Consider an inductive sequence of $C^\ast$-algebra $A_1 \overset{\varphi_1}\to A_2\overset{\varphi_2}\to···$with inductive limit $(A,(\mu_n)_{n\in \Bbb N})$. Explain how continuity of $K_{0}$ follows from:
$K_{0}(A)= \bigcup^\infty_{n=1} K_0(\mu_n)(K_0(A_n))$
- For question can I use, $K_0(A)$ is isomorphic to the colimit of the $K_0$ groups of the individual algebras?
I have answered as follows: $$ K_0(A) = \bigcup_{n=1} K_0(\mu_n)(K_0(A_n)). $$ The $K_0$ functor is a contravariant functor from the category of $C^\ast$-algebras to the category of abelian groups.
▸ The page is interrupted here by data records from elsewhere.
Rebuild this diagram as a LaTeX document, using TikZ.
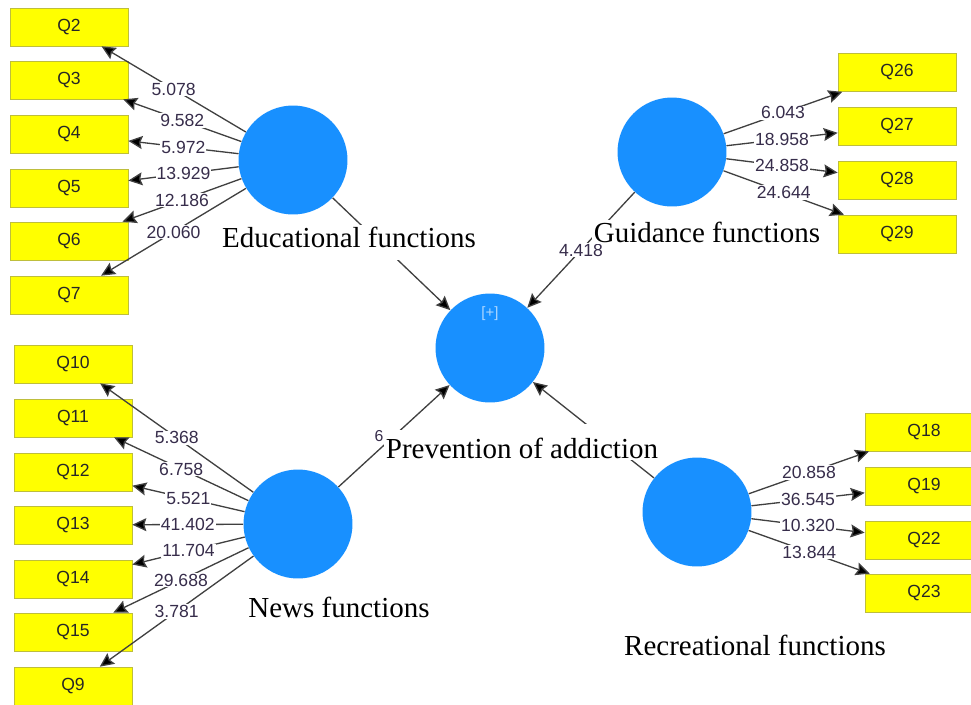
\documentclass[tikz,border=0pt]{standalone}
\usepackage{fontspec}
\setmainfont{Liberation Serif}
\newfontfamily\plssans{Liberation Sans}
\usetikzlibrary{arrows.meta}

\definecolor{lvblue}{RGB}{24,144,255}
\definecolor{itemyellow}{RGB}{255,255,0}
\definecolor{itemedge}{RGB}{190,190,60}
\definecolor{coefcol}{RGB}{55,45,75}

\tikzset{
    item/.style={draw=itemedge, fill=itemyellow, minimum width=2.36cm, minimum height=0.76cm,
        inner sep=0pt, text=black!85, font=\plssans\fontsize{10}{12}\selectfont},
    latent/.style={circle, fill=lvblue, minimum size=2.18cm, inner sep=0pt},
    load/.style={draw=black!75, line width=0.75pt, -{Stealth[length=2.8mm,width=2.6mm,inset=0.4mm,fill=black]}},
    coef/.style={fill=white, inner sep=0.6pt, text=coefcol, font=\plssans\fontsize{10}{11}\selectfont},
    gap/.style={fill=white, minimum width=0.7cm, minimum height=0.24cm, inner sep=0pt},
    lvlabel/.style={fill=white, inner sep=1pt, font=\fontsize{16.5}{18}\selectfont}
}

\begin{document}
\begin{tikzpicture}[x=0.02cm,y=-0.02cm]
    \useasboundingbox (0,0) rectangle (971,704);
    \clip (0,0) rectangle (971,704);

    % latent variables
    \node[latent] (edu)  at (293,160) {};
    \node[latent] (guid) at (672,152) {};
    \node[latent] (news) at (298,524) {};
    \node[latent] (recr) at (697,512) {};
    \node[latent] (prev) at (490,348) {};
    \node[text=white!65!lvblue, font=\plssans\fontsize{8.5}{9}\selectfont] (plus) at (490,314) {[+]};

    % indicators
    \foreach \q/\y in {2/27,3/80,4/134,5/188,6/241,7/295}
        \node[item] (q\q) at (69,\y) {Q\q};
    \foreach \q/\y in {26/72.5,27/126,28/180,29/234}
        \node[item] (q\q) at (897,\y) {Q\q};
    \foreach \q/\y in {10/364,11/418,12/472,13/525,14/579,15/632,9/686}
        \node[item] (q\q) at (73,\y) {Q\q};
    \foreach \q/\y in {18/432,19/486,22/540,23/593}
        \node[item] (q\q) at (924,\y) {Q\q};

    % outer loadings
    \foreach \q/\v in {2/5.078,3/9.582,4/5.972,5/13.929,6/12.186,7/20.060}
        \draw[load] (edu) -- node[coef] {\v} (q\q);
    \foreach \q/\v in {26/6.043,27/18.958,28/24.858,29/24.644}
        \draw[load] (guid) -- node[coef] {\v} (q\q);
    \foreach \q/\v in {10/5.368,11/6.758,12/5.521,13/41.402,14/11.704,15/29.688,9/3.781}
        \draw[load] (news) -- node[coef] {\v} (q\q);
    \foreach \q/\v in {18/20.858,19/36.545,22/10.320,23/13.844}
        \draw[load] (recr) -- node[coef] {\v} (q\q);

    % paths (most coefficients are hidden under the names)
    \draw[load] (edu)  -- node[gap] (edugap) {} (prev);
    \draw[load] (guid) -- node[coef] {4.418} (prev);
    \draw[load] (news) -- node[gap] (newsgap) {} (prev);
    \draw[load] (recr) -- node[gap] (recrgap) {} (prev);
    \node[coef, fill=none, font=\plssans\fontsize{9}{10}\selectfont] (newscoef) at (379,436) {6};

    % names
    \node[lvlabel] (edulabel)  at (349,237) {Educational functions};
    \node[lvlabel] (guidlabel) at (707,232) {Guidance functions};
    \node[lvlabel] (newslabel) at (339,607) {News functions};
    \node[lvlabel] (recrlabel) at (755,645) {Recreational functions};
    \node[lvlabel] (prevlabel) at (522,448) {Prevention of addiction};
\end{tikzpicture}
\end{document}
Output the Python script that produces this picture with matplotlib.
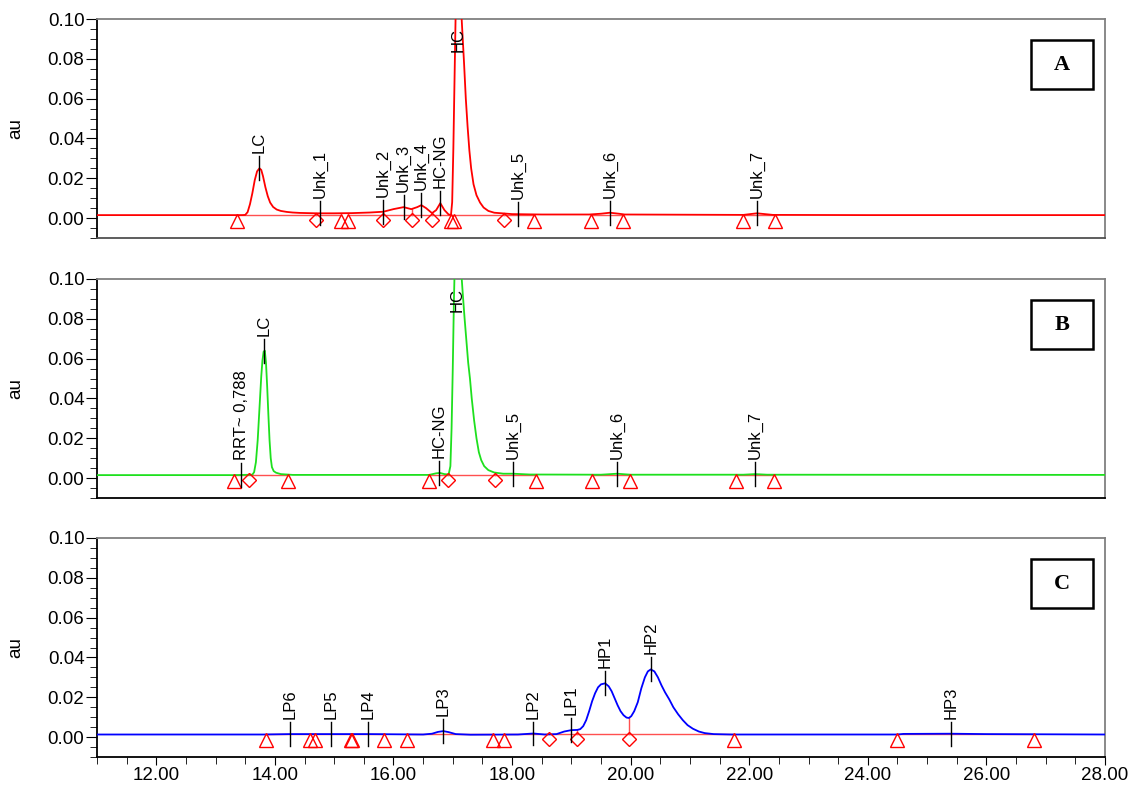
import matplotlib
matplotlib.use("Agg")
import matplotlib.pyplot as plt
import numpy as np
from matplotlib.patches import Rectangle
from matplotlib.ticker import MultipleLocator, FormatStrFormatter

plt.rcParams['font.family'] = ['Liberation Sans', 'DejaVu Sans']

# ---- panel A (red trace) ----
a_time = [11.0, 13.0, 13.45, 13.5, 13.54, 13.58, 13.62, 13.66, 13.70, 13.74, 13.77, 13.80,
          13.84, 13.88, 13.92, 13.97, 14.03, 14.1, 14.2, 14.3, 14.42, 14.7, 15.0, 15.3,
          15.6, 15.83, 16.0, 16.17, 16.3, 16.4, 16.47, 16.55, 16.65, 16.72, 16.79, 16.86,
          16.93, 16.97, 16.99, 17.01, 17.03, 17.05, 17.09, 17.12, 17.15, 17.19, 17.22,
          17.25, 17.28, 17.31, 17.35, 17.40, 17.46, 17.52, 17.6, 17.7, 18.0, 18.5, 19.3,
          19.5, 19.65, 19.8, 19.9, 21.9, 22.13, 22.4, 24.0, 28.0]
a_signal = [0.0015, 0.0015, 0.0015, 0.0016, 0.003, 0.007, 0.0125, 0.019, 0.0235, 0.025,
            0.0242, 0.021, 0.0155, 0.011, 0.0078, 0.0056, 0.0043, 0.0036, 0.0031, 0.0028,
            0.0026, 0.0024, 0.0024, 0.0025, 0.0028, 0.0032, 0.0045, 0.0055, 0.0045, 0.0055,
            0.0065, 0.005, 0.0025, 0.004, 0.0075, 0.004, 0.0018, 0.0016, 0.008, 0.035, 0.07,
            0.105, 0.14, 0.125, 0.100, 0.078, 0.060, 0.046, 0.034, 0.025, 0.017, 0.0115,
            0.0078, 0.0053, 0.0036, 0.0027, 0.002, 0.0018, 0.0018, 0.0022, 0.0027, 0.0022,
            0.0018, 0.0016, 0.0024, 0.0016, 0.0015, 0.0015]
a_peak_names = ['LC', 'Unk_1', 'Unk_2', 'Unk_3', 'Unk_4', 'HC-NG', 'HC', 'Unk_5', 'Unk_6', 'Unk_7']
a_peak_times = [13.74, 14.76, 15.83, 16.17, 16.47, 16.79, 17.09, 18.10, 19.65, 22.13]
a_triangles = [13.36, 15.11, 15.23, 16.97, 17.02, 18.37, 19.33, 19.87, 21.89, 22.43]
a_diamonds = [14.69, 15.82, 16.32, 16.65, 17.86]
a_segments = [(13.36, 15.11), (15.23, 18.37), (19.33, 19.87), (21.89, 22.43)]

# ---- panel B (green trace) ----
b_time = [11.0, 13.3, 13.62, 13.65, 13.68, 13.71, 13.74, 13.77, 13.79, 13.81, 13.83, 13.85,
          13.87, 13.89, 13.91, 13.93, 13.95, 13.98, 14.02, 14.1, 14.3, 16.6, 16.72, 16.78,
          16.86, 16.93, 16.96, 16.98, 17.0, 17.02, 17.04, 17.08, 17.11, 17.14, 17.17, 17.2,
          17.23, 17.26, 17.29, 17.32, 17.36, 17.40, 17.44, 17.48, 17.53, 17.6, 17.7, 17.85,
          18.02, 18.3, 19.5, 19.77, 20.0, 21.9, 22.1, 22.3, 28.0]
b_signal = [0.0015, 0.0015, 0.0017, 0.003, 0.008, 0.019, 0.035, 0.051, 0.059, 0.0635, 0.064,
            0.058, 0.046, 0.032, 0.019, 0.010, 0.0055, 0.0035, 0.0027, 0.002, 0.0016, 0.0016,
            0.0024, 0.0026, 0.002, 0.0018, 0.006, 0.025, 0.055, 0.09, 0.115, 0.13, 0.125,
            0.105, 0.092, 0.080, 0.069, 0.058, 0.050, 0.040, 0.029, 0.020, 0.013, 0.009,
            0.006, 0.004, 0.0028, 0.0022, 0.0022, 0.0018, 0.0017, 0.0022, 0.0017, 0.0017,
            0.002, 0.0017, 0.0016]
b_peak_names = ['RRT~ 0,788', 'LC', 'HC-NG', 'HC', 'Unk_5', 'Unk_6', 'Unk_7']
b_peak_times = [13.43, 13.82, 16.77, 17.07, 18.02, 19.77, 22.10]
b_triangles = [13.31, 14.22, 16.60, 18.40, 19.34, 19.99, 21.78, 22.41]
b_diamonds = [13.57, 16.92, 17.71]
b_segments = [(13.31, 14.22), (16.60, 18.40), (19.34, 19.99), (21.78, 22.41)]

# ---- panel C (blue trace) ----
c_time = [11.0, 13.8, 14.25, 15.0, 15.6, 16.5, 16.65, 16.75, 16.84, 16.93, 17.05, 17.3,
          18.1, 18.36, 18.55, 18.75, 18.88, 19.0, 19.1, 19.15, 19.2, 19.25, 19.3, 19.35,
          19.40, 19.45, 19.5, 19.57, 19.63, 19.68, 19.73, 19.78, 19.83, 19.88, 19.93, 19.97,
          20.01, 20.06, 20.12, 20.18, 20.24, 20.29, 20.34, 20.40, 20.46, 20.52, 20.58,
          20.65, 20.72, 20.8, 20.88, 20.96, 21.05, 21.15, 21.25, 21.4, 21.7, 24.5, 24.6,
          25.4, 26.0, 28.0]
c_signal = [0.0013, 0.0013, 0.0015, 0.0015, 0.0015, 0.0013, 0.0017, 0.0026, 0.003, 0.0025,
            0.0015, 0.0012, 0.0013, 0.0018, 0.0013, 0.0015, 0.0028, 0.0035, 0.0036, 0.004,
            0.0055, 0.0085, 0.013, 0.018, 0.022, 0.025, 0.0265, 0.027, 0.0255, 0.023,
            0.0195, 0.016, 0.013, 0.011, 0.0098, 0.0096, 0.0105, 0.013, 0.0175, 0.0245,
            0.030, 0.033, 0.034, 0.033, 0.030, 0.026, 0.0225, 0.019, 0.015, 0.0115, 0.0085,
            0.006, 0.0042, 0.0028, 0.002, 0.0015, 0.0013, 0.0013, 0.0016, 0.0017, 0.0015,
            0.0013]
c_peak_names = ['LP6', 'LP5', 'LP4', 'LP3', 'LP2', 'LP1', 'HP1', 'HP2', 'HP3']
c_peak_times = [14.25, 14.95, 15.57, 16.84, 18.36, 19.00, 19.57, 20.34, 25.40]
c_triangles = [13.85, 14.59, 14.68, 15.28, 15.30, 15.84, 16.23, 17.68, 17.86, 21.74, 24.49, 26.80]
c_diamonds = [18.63, 19.09, 19.97]
c_segments = [(13.85, 15.84), (16.23, 17.68), (17.86, 21.74), (24.49, 26.80)]

base_level = 0.0014

panels = [
    ('A', a_time, a_signal, '#ff0000', a_peak_names, a_peak_times, a_triangles, a_diamonds, a_segments),
    ('B', b_time, b_signal, '#1ee01e', b_peak_names, b_peak_times, b_triangles, b_diamonds, b_segments),
    ('C', c_time, c_signal, '#0000ff', c_peak_names, c_peak_times, c_triangles, c_diamonds, c_segments),
]

fig = plt.figure(figsize=(11.3, 7.85), dpi=100)
bottoms = [1 - 238 / 785, 1 - 498 / 785, 1 - 757 / 785]
left, width, height = 97 / 1130, 1008 / 1130, 219 / 785

for i, (tag, t, s, col, names, ptimes, tris, dias, segs) in enumerate(panels):
    ax = fig.add_axes([left, bottoms[i], width, height])
    t = np.array(t)
    s = np.array(s)

    # integration baselines + drop lines
    for x0, x1 in segs:
        ax.plot([x0, x1], [base_level, base_level], color='#ff5050', lw=1.0, zorder=2)
    for d in dias:
        ax.plot([d, d], [base_level, np.interp(d, t, s)], color='#ff5050', lw=1.0, zorder=2)

    ax.plot(t, s, color=col, lw=1.3, zorder=3)

    ax.plot(tris, [-0.0015] * len(tris), linestyle='none', marker='^', ms=10,
            mfc='none', mec='#ff0000', mew=1.0, zorder=4)
    ax.plot(dias, [-0.0012] * len(dias), linestyle='none', marker='D', ms=7,
            mfc='none', mec='#ff0000', mew=1.0, zorder=4)

    # peak labels
    for name, px in zip(names, ptimes):
        h = np.interp(px, t, s)
        if h > 0.09:
            ax.text(px, 0.0955, name, rotation=90, ha='center', va='top', fontsize=12, zorder=5)
        else:
            ax.plot([px, px], [h - 0.006, h + 0.006], color='black', lw=1.0, zorder=5)
            ax.text(px, h + 0.0075, name, rotation=90, ha='center', va='bottom', fontsize=12, zorder=5)

    # letter box
    ax.add_patch(Rectangle((0.9266, 0.68), 0.0615, 0.222, transform=ax.transAxes,
                           fill=False, lw=1.8, edgecolor='black', zorder=6))
    ax.text(0.9573, 0.791, tag, transform=ax.transAxes, ha='center', va='center',
            fontsize=16, fontweight='bold', family='Liberation Serif', zorder=6)

    ax.set_xlim(11, 28)
    ax.set_ylim(-0.01, 0.10)
    ax.yaxis.set_major_locator(MultipleLocator(0.02))
    ax.yaxis.set_minor_locator(MultipleLocator(0.005))
    ax.yaxis.set_major_formatter(FormatStrFormatter('%.2f'))
    ax.xaxis.set_major_locator(MultipleLocator(2))
    ax.xaxis.set_minor_locator(MultipleLocator(0.5))
    ax.xaxis.set_major_formatter(FormatStrFormatter('%.2f'))
    ax.tick_params(axis='y', which='major', length=8, labelsize=13.5, pad=1)
    ax.tick_params(axis='y', which='minor', length=5)
    ax.tick_params(axis='x', which='major', length=6, labelsize=13.5, pad=1)
    ax.tick_params(axis='x', which='minor', length=5)
    if i < 2:
        ax.tick_params(axis='x', which='both', bottom=False, labelbottom=False)
    ax.set_ylabel('au', fontsize=13.5)
    ax.yaxis.set_label_coords(-0.072, 0.5)

    ax.spines['top'].set_color('#808080')
    ax.spines['right'].set_color('#808080')
    ax.spines['left'].set_color('black')
    ax.spines['bottom'].set_color('#505050' if i == 0 else 'black')
    for sp in ax.spines.values():
        sp.set_linewidth(1.3)

fig.savefig('out.png', dpi=100)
Given an inductive sequence of $^\ast$-algebras and the inductive limit $A$ and the connecting maps $(\mu_n)_{n=1}$ define a new $C^\ast$-algebra, which is the colimit of this sequence. The $K_0$ functor respects colimits, meaning that $K_0(A)$ is isomorphic to the colimit of the $K_0$ groups of the individual algebras, i.e., $K_0(A) \simeq \operatorname{colim}_{n=1} K_0(A_n)$.
The union $\bigcup_{n=1} K_0(\mu_n)(K_0(A_n))$ is a natural way to express this colimit. It is essentially the union of the $K_0$ groups of the algebras $A_n$, where each $K_0(A_n)$ is mapped to $K_0(A)$ through the connecting map $K_0(\mu_n)$.